M&M also have heart-to-hearts that touch on serious subjects: the taboo against taking pleasure in one’s own singular company (a funny/true passage on “the buzz of the cancelled plan”), for example, and the way married friends with children patronize the unmarried and childless (Marnie describes, in Jane Austenesque phrasing, how people think “a single woman in her late thirties must be in want of a child”).
Both Marnie and Michael are so unaccustomed to joy, so afraid to hope, that they only gradually accept that they are having a great time (“Michael had accidentally been lulled into enjoying himself”; Marnie had an unusual “sensation of optimism and receptiveness”). You root for them not to screw it up, but you also wish them to find a certain peace and contentment on their own.

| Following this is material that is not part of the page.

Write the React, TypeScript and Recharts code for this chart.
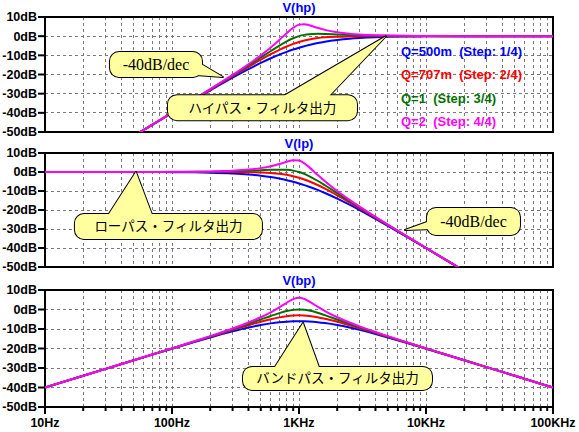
import React from "react";
import {
  LineChart,
  Line,
  XAxis,
  YAxis,
  CartesianGrid,
  ReferenceArea,
  ReferenceDot,
} from "recharts";

// frequency points (Hz)
const freqs = [
  10, 20, 30, 50, 70, 100, 150, 200, 300, 400, 500, 600, 700, 800, 900, 1000,
  1100, 1200, 1400, 1600, 2000, 2500, 3000, 4000, 5000, 7000, 10000, 20000,
  30000, 50000, 100000,
];

// V(hp) in dB
const hpQ05 = [-80, -67.97, -60.9, -52.06, -46.24, -40.09, -33.15, -28.3, -21.66, -17.21, -13.98, -11.54, -9.66, -8.17, -6.98, -6.02, -5.23, -4.58, -3.58, -2.86, -1.94, -1.29, -0.92, -0.53, -0.34, -0.18, -0.09, -0.02, -0.01, 0, 0];
const hpQ07 = [-80, -67.96, -60.9, -52.04, -46.2, -40, -32.96, -27.97, -20.95, -16.03, -12.3, -9.4, -7.13, -5.37, -4.02, -3.01, -2.26, -1.71, -1.01, -0.62, -0.26, -0.11, -0.05, -0.02, -0.01, 0, 0, 0, 0, 0, 0];
const hpQ1 = [-80, -67.95, -60.9, -52.03, -46.18, -39.96, -32.86, -27.79, -20.55, -15.29, -11.14, -7.73, -4.95, -2.74, -1.1, 0, 0.67, 1.04, 1.25, 1.18, 0.9, 0.63, 0.45, 0.26, 0.17, 0.09, 0.04, 0.01, 0, 0, 0];
const hpQ2 = [-80, -67.95, -60.9, -52.02, -46.16, -39.92, -32.79, -27.65, -20.21, -14.64, -10, -5.86, -2.02, 1.51, 4.39, 6.02, 6.26, 5.74, 4.35, 3.29, 2.04, 1.28, 0.87, 0.48, 0.31, 0.16, 0.08, 0.02, 0.01, 0, 0];

// V(lp) in dB
const lpQ05 = [0, 0, -0.01, -0.02, -0.04, -0.09, -0.19, -0.34, -0.75, -1.29, -1.94, -2.67, -3.46, -4.3, -5.15, -6.02, -6.89, -7.75, -9.43, -11.03, -13.98, -17.21, -20, -24.61, -28.3, -33.98, -40.09, -52.06, -59.09, -67.96, -80];
const lpQ07 = [0, 0, 0, 0, 0, 0, 0, -0.01, -0.04, -0.11, -0.26, -0.53, -0.93, -1.49, -2.19, -3.01, -3.92, -4.88, -6.85, -8.78, -12.3, -16.03, -19.14, -24.1, -27.97, -33.81, -40, -52.04, -59.08, -67.96, -80];
const lpQ1 = [0, 0, 0, 0.01, 0.02, 0.04, 0.1, 0.17, 0.37, 0.63, 0.9, 1.14, 1.25, 1.14, 0.73, 0, -0.98, -2.13, -4.6, -6.98, -11.14, -15.29, -18.63, -23.82, -27.79, -33.72, -39.96, -52.03, -59.08, -67.96, -80];
const lpQ2 = [0, 0, 0.01, 0.02, 0.04, 0.08, 0.17, 0.31, 0.7, 1.28, 2.04, 3.01, 4.17, 5.38, 6.22, 6.02, 4.6, 2.57, -1.5, -4.88, -10, -14.64, -18.21, -23.6, -27.65, -33.65, -39.92, -52.02, -59.08, -67.96, -80];

// V(bp) in dB
const bpQ05 = [-40, -33.98, -30.47, -26.04, -23.14, -20.09, -16.67, -14.32, -11.21, -9.25, -7.96, -7.11, -6.56, -6.23, -6.07, -6.02, -6.06, -6.16, -6.5, -6.95, -7.96, -9.25, -10.46, -12.57, -14.32, -17.08, -20.09, -26.04, -29.56, -33.98, -40];
const bpQ07 = [-40, -33.98, -30.46, -26.02, -23.1, -20, -16.48, -13.99, -10.49, -8.07, -6.28, -4.97, -4.03, -3.43, -3.11, -3.01, -3.09, -3.29, -3.93, -4.7, -6.28, -8.07, -9.6, -12.06, -13.99, -16.9, -20, -26.02, -29.54, -33.98, -40];
const bpQ1 = [-40, -33.98, -30.45, -26.01, -23.08, -19.96, -16.38, -13.81, -10.09, -7.33, -5.12, -3.3, -1.85, -0.8, -0.19, 0, -0.16, -0.55, -1.67, -2.9, -5.12, -7.33, -9.09, -11.78, -13.81, -16.81, -19.96, -26.01, -29.54, -33.98, -40];
const bpQ2 = [-40, -33.98, -30.45, -26, -23.06, -19.92, -16.31, -13.67, -9.76, -6.68, -3.98, -1.42, 1.07, 3.44, 5.31, 6.02, 5.43, 4.15, 1.43, -0.79, -3.98, -6.68, -8.67, -11.56, -13.67, -16.75, -19.92, -26, -29.54, -33.98, -40];

const seriesKeys = ["q05", "q07", "q1", "q2"];
const seriesNames = ["Q=500m  (Step: 1/4)", "Q=707m  (Step: 2/4)", "Q=1  (Step: 3/4)", "Q=2  (Step: 4/4)"];
const seriesColors = ["#0000ff", "#ff0000", "#007000", "#ff00ff"];

const dbTicks = [-50, -40, -30, -20, -10, 0, 10];
const gridDb = [-40, -30, -20, -10, 0];
const decades = [10, 100, 1000, 10000, 100000];
const decadeLabels = ["10Hz", "100Hz", "1KHz", "10KHz", "100KHz"];
const freqTicks = decades
  .slice(0, -1)
  .flatMap((d) => [1, 2, 3, 4, 5, 6, 7, 8, 9].map((m) => d * m))
  .concat([100000]);

const FILL = "#ffffa0";
const SANS = "'Liberation Sans', Arial, sans-serif";
const JP = "'Noto Sans CJK JP', sans-serif";
const SERIF = "'Liberation Serif', 'Times New Roman', serif";

function toRows(cols: number[][]) {
  return freqs.map((f, i) => {
    const row: Record<string, number> = { f };
    seriesKeys.forEach((k, j) => (row[k] = cols[j][i]));
    return row;
  });
}

const hpRows = toRows([hpQ05, hpQ07, hpQ1, hpQ2]);
const lpRows = toRows([lpQ05, lpQ07, lpQ1, lpQ2]);
const bpRows = toRows([bpQ05, bpQ07, bpQ1, bpQ2]);

// callout: tip sits on data coords, box is offset from the tip in px
interface Callout {
  f: number;
  db: number;
  text: string;
  serif?: boolean;
  bx: number;
  by: number;
  bw: number;
  bh: number;
  base: [number, number][];
}

function CalloutShape({ cx, cy, c }: { cx: number; cy: number; c: Callout }) {
  if (cx == null || cy == null) return null;
  const x = cx + c.bx;
  const y = cy + c.by;
  const tri = `M${cx},${cy} L${cx + c.base[0][0]},${cy + c.base[0][1]} L${cx + c.base[1][0]},${cy + c.base[1][1]} Z`;
  return (
    <g>
      <path d={tri} fill={FILL} stroke="#000" strokeWidth={2} strokeLinejoin="round" />
      <rect x={x} y={y} width={c.bw} height={c.bh} rx={9} fill={FILL} stroke="#000" strokeWidth={2} />
      <path d={tri} fill={FILL} stroke="none" />
      <rect x={x} y={y} width={c.bw} height={c.bh} rx={9} fill={FILL} stroke="none" />
      <text
        x={x + c.bw / 2}
        y={y + c.bh / 2}
        dy="0.36em"
        textAnchor="middle"
        fill="#000"
        fontFamily={c.serif ? SERIF : JP}
        fontSize={c.serif ? 16 : 13.5}
      >
        {c.text}
      </text>
    </g>
  );
}

function FreqTick(props: any) {
  const { x, y, payload } = props;
  const idx = decades.indexOf(payload.value);
  const major = idx >= 0;
  return (
    <g>
      <line x1={x} x2={x} y1={y} y2={y + (major ? 7 : 4)} stroke="#000" strokeWidth={2} />
      {major && (
        <text x={x} y={y + 20} textAnchor="middle" fill="#000" fontFamily={SANS} fontWeight="bold" fontSize={12.5}>
          {decadeLabels[idx]}
        </text>
      )}
    </g>
  );
}

// upper panels keep their axis ticks (for the grid) but draw nothing
function NoTick() {
  return <g />;
}

interface PanelProps {
  title: string;
  rows: Record<string, number>[];
  top: number;
  height: number;
  margin: { top: number; bottom: number };
  showX?: boolean;
  callouts: Callout[];
}

function Panel({ title, rows, top, height, margin, showX, callouts }: PanelProps) {
  return (
    <div style={{ position: "absolute", left: 0, top, width: 579, height }}>
      <div
        style={{
          position: "absolute",
          left: 45,
          width: 508,
          top: margin.top - 17,
          lineHeight: "16px",
          textAlign: "center",
          color: "#0000ff",
          fontFamily: SANS,
          fontWeight: "bold",
          fontSize: 13,
        }}
      >
        {title}
      </div>
      <LineChart
        width={579}
        height={height}
        data={rows}
        margin={{ top: margin.top, right: 26, bottom: margin.bottom, left: 0 }}
      >
        <CartesianGrid
          stroke="#7a7a7a"
          strokeDasharray="3 3"
          shapeRendering="crispEdges"
          verticalValues={freqTicks}
          horizontalValues={gridDb}
        />
        <XAxis
          dataKey="f"
          type="number"
          scale="log"
          domain={[10, 100000]}
          allowDataOverflow
          ticks={freqTicks}
          interval={0}
          height={showX ? 25 : 0}
          axisLine={false}
          tickLine={false}
          tickSize={0}
          tickMargin={0}
          tick={showX ? <FreqTick /> : <NoTick />}
        />
        <YAxis
          type="number"
          domain={[-50, 10]}
          allowDataOverflow
          ticks={dbTicks}
          interval={0}
          width={45}
          axisLine={false}
          tickLine={{ stroke: "#000", strokeWidth: 2 }}
          tickSize={7}
          tickMargin={1}
          tickFormatter={(v: number) => `${v}dB`}
          tick={{ fill: "#000", fontFamily: SANS, fontWeight: "bold", fontSize: 12.5 }}
        />
        {seriesKeys.map((k, i) => (
          <Line
            key={k}
            dataKey={k}
            name={seriesNames[i]}
            type="monotone"
            stroke={seriesColors[i]}
            strokeWidth={2}
            dot={false}
            isAnimationActive={false}
          />
        ))}
        <ReferenceArea
          x1={10}
          x2={100000}
          y1={-50}
          y2={10}
          fill="none"
          fillOpacity={0}
          stroke="#000"
          strokeWidth={2}
          ifOverflow="visible"
        />
        {callouts.map((c, i) => (
          <ReferenceDot
            key={i}
            x={c.f}
            y={c.db}
            r={1}
            zIndex={1000}
            shape={(p: any) => <CalloutShape cx={p.cx} cy={p.cy} c={c} />}
          />
        ))}
      </LineChart>
    </div>
  );
}

const hpCallouts: Callout[] = [
  { f: 252, db: -21.3, text: "-40dB/dec", serif: true, bx: -113, by: -25, bw: 92, bh: 25, base: [[-22, -13], [-27, -2]] },
  { f: 4840, db: 0, text: "ハイパス・フィルタ出力", bx: -218, by: 59, bw: 189, bh: 25, base: [[-106, 62], [-59, 62]] },
];
const lpCallouts: Callout[] = [
  { f: 52, db: 0, text: "ローパス・フィルタ出力", bx: -61, by: 42, bw: 187, bh: 25, base: [[-29, 45], [17, 45]] },
  { f: 6830, db: -30.5, text: "-40dB/dec", serif: true, bx: 22, by: -22, bw: 93, bh: 27, base: [[25, -9], [28, -1]] },
];
const bpCallouts: Callout[] = [
  { f: 1075, db: -6.9, text: "バンドパス・フィルタ出力", bx: -60, by: 44, bw: 189, bh: 23, base: [[-30, 47], [17, 47]] },
];

export default function App() {
  return (
    <div style={{ position: "absolute", left: 0, top: 0, width: 579, height: 432, background: "#fff" }}>
      <Panel title="V(hp)" rows={hpRows} top={0} height={140} margin={{ top: 17, bottom: 8 }} callouts={hpCallouts} />
      <Panel title="V(lp)" rows={lpRows} top={140} height={140} margin={{ top: 13, bottom: 13 }} callouts={lpCallouts} />
      <Panel title="V(bp)" rows={bpRows} top={270} height={162} margin={{ top: 20, bottom: 0 }} showX callouts={bpCallouts} />
      <div
        style={{
          position: "absolute",
          left: 401,
          top: 40,
          fontFamily: SANS,
          fontWeight: "bold",
          fontSize: 13,
          lineHeight: "23.4px",
          whiteSpace: "pre",
        }}
      >
        {seriesNames.map((n, i) => (
          <div key={n} style={{ color: seriesColors[i] }}>
            {n}
          </div>
        ))}
      </div>
    </div>
  );
}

I have only a few quibbles. Possibly the two voices verge on being too much the same once Michael moderates his teacherly persona. Sometimes I feel that Nicholls pumps up the suspense by withholding information for too many chapters (How did Michael get that scar? What happened when he met his ex in a hotel room?), which made me feel a bit manipulated. And I was distressed to find a number of copy-editing lapses that Marnie herself would have flagged!
But, reader, I adored it, and so will you. It’s not about the rush of youthful ardor like ONE DAY; the title YOU ARE HERE suggests a mature striving to be emotionally present, and that’s exactly what Marnie and Michael are attempting. Nicholls, in a recent interview in The Guardian, describes this book as being “much more thoughtful and gentle, a bit more grounded.” It’s romance for a different stage of life.
That’s fair. What isn’t fair is his remark, in the same interview, that his next novel won’t be “another love story.” David, say it isn’t so!